И если эти люди, прожив полгода в холодных квартирах без света и горячей еды, имеют силу и мужество думать о будущем города и восстанавливать его, то кто я такой, чтобы прикрываться идейными соображениями и бросить их наедине с их вызовами?
«
В первую командировку у нас была в чести рабочая присказка-анекдот: «Что чувствует профессиональный снайпер во время выстрела? Отдачу приклада». Что я чувствую, видя абсолютно вовлеченных в развитие своего города людей? Бесконечное уважение.
вовлечение
Когда я проводил анкетирование горожан по вопросам благоустройства (да-да, в городе, который еще недавно переживал военные действия) за два дня на вопросы немаленькой анкеты ответило более 100 человек. И все ответы были весьма глубокими и заинтересованными. Люди с большой любовью и нежностью говорили о своем городе, о том, что им хотелось бы вернуть, сохранить, приумножить.

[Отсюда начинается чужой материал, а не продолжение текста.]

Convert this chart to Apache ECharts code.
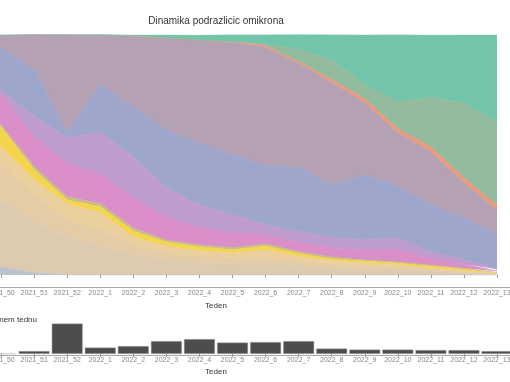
<!DOCTYPE html>
<html><head><meta charset="utf-8">
<script src="https://cdn.jsdelivr.net/npm/echarts@6/dist/echarts.min.js"></script>
<style>html,body{margin:0;padding:0;background:#fff}#c{width:510px;height:382px}</style>
</head><body><div id="c"></div>
<script>
// weeks (first two are outside the visible crop of the reference)
const weeks = ['2021_48','2021_49','2021_50','2021_51','2021_52','2022_1','2022_2','2022_3','2022_4','2022_5','2022_6','2022_7','2022_8','2022_9','2022_10','2022_11','2022_12','2022_13'];

// shares of sub-lineages per week (%), bottom to top of the stack
const linB11529 = [14.6, 8.3, 3.3, 0.8, 0, 0, 0, 0, 0, 0, 0, 0, 0, 0, 0, 0, 0, 0];
const linBA117  = [33.3, 31.3, 27.9, 21.3, 15.8, 12.1, 8.3, 5.8, 5.0, 4.6, 4.6, 3.8, 2.9, 2.5, 2.1, 1.7, 0.8, 0.2];
const linBA1172 = [16.7, 16.7, 15.4, 11.3, 7.1, 6.7, 4.2, 3.3, 2.9, 2.5, 2.9, 1.7, 1.3, 0.8, 0.8, 0.4, 0.4, 0.2];
const linBA115  = [6.3, 6.3, 6.7, 6.3, 6.7, 7.1, 3.3, 2.9, 2.1, 2.1, 2.9, 2.1, 1.7, 1.7, 1.3, 0.8, 0.4, 0.1];
const linBA111  = [4.2, 7.1, 8.3, 4.2, 1.7, 2.5, 2.5, 1.7, 1.7, 1.3, 1.7, 1.3, 0.8, 0.8, 0.8, 0.8, 0.8, 0.2];
const linBA113  = [0.8, 0.8, 0.8, 1.3, 1.3, 1.3, 1.3, 0.8, 0.8, 0.8, 0.8, 0.8, 0.8, 0.4, 0.4, 0.4, 0.4, 0.3];
const linBA118  = [15.8, 15.0, 12.5, 12.5, 13.8, 12.5, 12.5, 9.6, 7.1, 6.3, 3.8, 3.8, 3.8, 4.2, 5.0, 2.9, 1.7, 0.6];
const linBA1114 = [0.8, 0.8, 2.1, 8.3, 10.8, 17.1, 17.1, 12.1, 9.5, 7.5, 4.2, 4.6, 4.2, 4.2, 5.0, 2.5, 1.7, 0.8];
const linBA1    = [6.7, 11.7, 17.9, 19.6, 2.1, 20.0, 20.8, 24.2, 25.8, 25.0, 24.6, 26.7, 22.1, 27.1, 21.7, 19.6, 17.5, 14.6];
const linBA11   = [0.8, 2.1, 5.0, 14.6, 40.8, 20.8, 29.6, 38.3, 42.9, 46.7, 49.4, 43.3, 42.5, 30.0, 22.1, 22.1, 14.6, 10.0];
const linBA23   = [0, 0, 0, 0, 0, 0, 0, 0, 0, 0.4, 0.6, 0.8, 1.3, 1.7, 1.7, 2.1, 2.1, 2.1];
const linBA29   = [0, 0, 0, 0, 0, 0, 0, 0, 0, 0, 0.8, 5.0, 8.3, 5.8, 11.3, 20.8, 31.3, 34.6];
const linBA2    = [0, 0, 0, 0, 0, 0, 0.4, 1.3, 2.1, 2.9, 3.8, 6.3, 10.4, 20.8, 27.9, 25.8, 28.3, 36.3];

// number of sequenced samples per week
const samples = [5, 8, 10, 60, 610, 130, 160, 260, 300, 230, 240, 260, 110, 90, 90, 80, 80, 60];

const layers = [
  ['B.1.1.529', linB11529, '#bdc1cd'],
  ['BA.1.17', linBA117, '#dccbb0'],
  ['BA.1.17.2', linBA1172, '#e4cca6'],
  ['BA.1.15', linBA115, '#ebcf9d'],
  ['BA.1.1.1', linBA111, '#f3d64e'],
  ['BA.1.13', linBA113, '#c8bd86'],
  ['BA.1.18', linBA118, '#db8fc8'],
  ['BA.1.1.14', linBA1114, '#bf9cce'],
  ['BA.1', linBA1, '#9fa6cc'],
  ['BA.1.1', linBA11, '#b4a1b3'],
  ['BA.2.3', linBA23, '#ec9a7c'],
  ['BA.2.9', linBA29, '#93bb9e'],
  ['BA.2', linBA2, '#72c5aa']
];

const FONT = 'Liberation Sans, Arial, sans-serif';
const chart = echarts.init(document.getElementById('c'), null, {renderer: 'canvas'});

const areaSeries = layers.map(([name, data, color]) => ({
  name, type: 'line', stack: 'all', data,
  xAxisIndex: 0, yAxisIndex: 0,
  showSymbol: false, symbol: 'none',
  lineStyle: {width: 0.8, color},
  areaStyle: {color, opacity: 1},
  itemStyle: {color},
  emphasis: {disabled: true}
}));

const catLabel = {fontSize: 7, color: '#888', fontFamily: FONT, margin: 3, interval: 0};
const gridBase = {containLabel: false, outerBoundsMode: 'none'};

chart.setOption({
  animation: false,
  title: [
    {text: 'Dinamika podrazlicic omikrona', left: 211, top: 11, textAlign: 'center',
     textStyle: {fontSize: 10, fontWeight: 'normal', color: '#333', fontFamily: FONT}},
    {text: 'Število vzorcev v posameznem tednu', left: 32, top: 311, textAlign: 'right',
     textStyle: {fontSize: 8, fontWeight: 'normal', color: '#333', fontFamily: FONT}}
  ],
  grid: [
    Object.assign({left: -65, right: 13, top: 35, bottom: 107}, gridBase),
    Object.assign({left: -65, right: 13, top: 314, bottom: 28}, gridBase),
    Object.assign({left: 0, right: 0, top: 35, bottom: 95}, gridBase),
    Object.assign({left: 0, right: 0, top: 314, bottom: 27}, gridBase)
  ],
  xAxis: [
    {type: 'category', gridIndex: 0, data: weeks, boundaryGap: false, offset: 12,
     axisLine: {show: false}, axisTick: {show: true, length: 3, lineStyle: {color: '#999'}},
     axisLabel: catLabel, name: 'Teden', nameLocation: 'middle', nameGap: 14,
     nameTextStyle: {fontSize: 8, color: '#333', fontFamily: FONT}},
    {type: 'category', gridIndex: 1, data: weeks, boundaryGap: false,
     axisLine: {show: false}, axisTick: {show: true, length: 3, lineStyle: {color: '#999'}},
     axisLabel: catLabel, name: 'Teden', nameLocation: 'middle', nameGap: 14,
     nameTextStyle: {fontSize: 8, color: '#333', fontFamily: FONT}},
    {type: 'value', gridIndex: 2, min: 0, max: 1, axisLine: {show: true, lineStyle: {color: '#aaa', width: 1}},
     axisTick: {show: false}, axisLabel: {show: false}, splitLine: {show: false}},
    {type: 'value', gridIndex: 3, min: 0, max: 1, axisLine: {show: true, lineStyle: {color: '#aaa', width: 1}},
     axisTick: {show: false}, axisLabel: {show: false}, splitLine: {show: false}}
  ],
  yAxis: [
    {type: 'value', gridIndex: 0, min: 0, max: 100, show: false},
    {type: 'value', gridIndex: 1, min: 0, max: 800, show: false},
    {type: 'value', gridIndex: 2, show: false},
    {type: 'value', gridIndex: 3, show: false}
  ],
  series: areaSeries.concat([{
    name: 'Vzorci', type: 'bar', xAxisIndex: 1, yAxisIndex: 1, data: samples,
    barCategoryGap: '6%', itemStyle: {color: '#4d4d4d', borderColor: '#bbb', borderWidth: 0.5},
    emphasis: {disabled: true}
  }])
});
</script></body></html>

Что еще я делал и какие задачи ставил перед собой? Мы с коллегами сформулировали принцип нашей работы при создании концепции благоустройства: сохранить лучшее, но превзойти ожидания. Поэтому я работал и продолжаю работать как с обычным городом.

Сначала было важно описать и исследовать территорию, понять, как она жила до войны, какие были практики, традиции, сценарии использования, что из этого можно и нужно поддержать в нашем проекте. Затем (и это отличает работу в условиях города, пережившего войну) я начал искать те функции, которые должны появиться в рамках одного из первых благоустройств в городе, чтобы компенсировать разрушения. Далее, работая по стандарту вовлечения, я занялся выявлением стейкхолдеров развития территории и реконструкцией их интересов и потребностей.

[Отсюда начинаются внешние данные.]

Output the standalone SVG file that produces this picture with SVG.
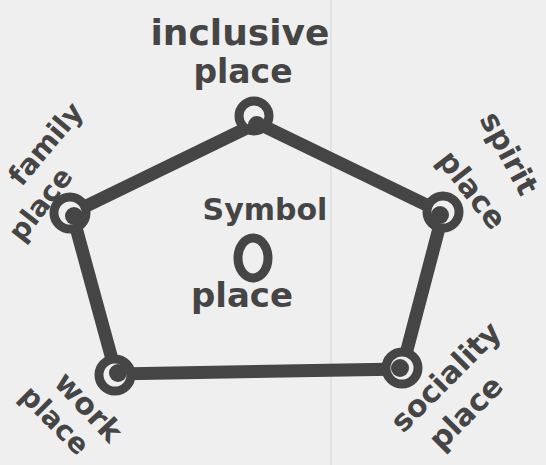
<svg xmlns="http://www.w3.org/2000/svg" width="546" height="465" viewBox="0 0 546 465">
<style>
.bg{fill:#efefef}
.edge{stroke:#454545;stroke-width:13;stroke-linecap:round;fill:none}
.ring{stroke:#454545;stroke-width:9;fill:#efefef}
.dot{fill:#454545}
.lbl{font-family:"DejaVu Sans",sans-serif;font-weight:bold;fill:#454545;text-anchor:middle}
</style>
<rect class="bg" x="0" y="0" width="546" height="465"/>
<line x1="331" y1="0" x2="331" y2="465" stroke="#e2e2e2" stroke-width="2"/>
<g id="connectors">
<path class="edge" d="M257,123 L72,213 L116,374 L402,369 L443,213 Z"/>
</g>
<g id="inclusive">
<circle class="ring" cx="254" cy="116" r="15"/>
<circle class="dot" cx="257" cy="125" r="9"/>
<text class="lbl" x="240" y="45" font-size="36">inclusive</text>
<text class="lbl" x="243" y="83" font-size="33">place</text>
</g>
<g id="family">
<circle class="ring" cx="70" cy="213" r="16"/>
<circle class="dot" cx="74" cy="216" r="9"/>
<text class="lbl" font-size="28" transform="translate(53,150) rotate(-50)">family</text>
<text class="lbl" font-size="28" transform="translate(48,210) rotate(-52)">place</text>
</g>
<g id="spirit">
<circle class="ring" cx="443" cy="212" r="16"/>
<circle class="dot" cx="440" cy="215" r="9"/>
<text class="lbl" font-size="30" transform="translate(500,158) rotate(62)">spirit</text>
<text class="lbl" font-size="30" transform="translate(464,196) rotate(52)">place</text>
</g>
<g id="work">
<circle class="ring" cx="115" cy="375" r="16"/>
<circle class="dot" cx="118" cy="373" r="9"/>
<text class="lbl" font-size="30" transform="translate(81,414) rotate(47)">work</text>
<text class="lbl" font-size="28" transform="translate(48,427) rotate(45)">place</text>
</g>
<g id="sociality">
<circle class="ring" cx="402" cy="368" r="16"/>
<circle class="dot" cx="400" cy="368" r="9"/>
<text class="lbl" font-size="30" transform="translate(453,384) rotate(-45)">sociality</text>
<text class="lbl" font-size="30" transform="translate(473,420) rotate(-45)">place</text>
</g>
<g id="symbol">
<text class="lbl" x="265" y="220" font-size="30">Symbol</text>
<ellipse cx="253" cy="258" rx="15" ry="20" fill="none" stroke="#454545" stroke-width="9"/>
<text class="lbl" x="242" y="307" font-size="34">place</text>
</g>
</svg>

Наконец, очень хотелось понять и выявить идентичность города, его стремления, потенциал, который был накоплен до войны, чтобы поддержать все это реализацией нашего проекта.
В рамках работы я проводил глубинные интервью, воркшопы, онлайн-опросы, встречался с горожанами и гулял по городу, расспрашивал на улице случайных людей, изучал историю города, социальные сети, другие открытые источники. Даниил и его друзья из молодежного совета стали моей командой на месте, они помогают контактами и собственной экспертизой и в целом облегчают взаимопонимание и помогают находить правильных людей.

Основная сложность в этой ситуации в том, что будущие пользователи территории нам не очень ясны. Внутренне я отдаю безусловный приоритет тем, кто «вёсел не бросил», остался в городе и, пережив весь тот ад, продолжает спасать собак или заниматься конным спортом, но есть еще и те, кто вернется. К сожалению, пока мы их совсем не знаем.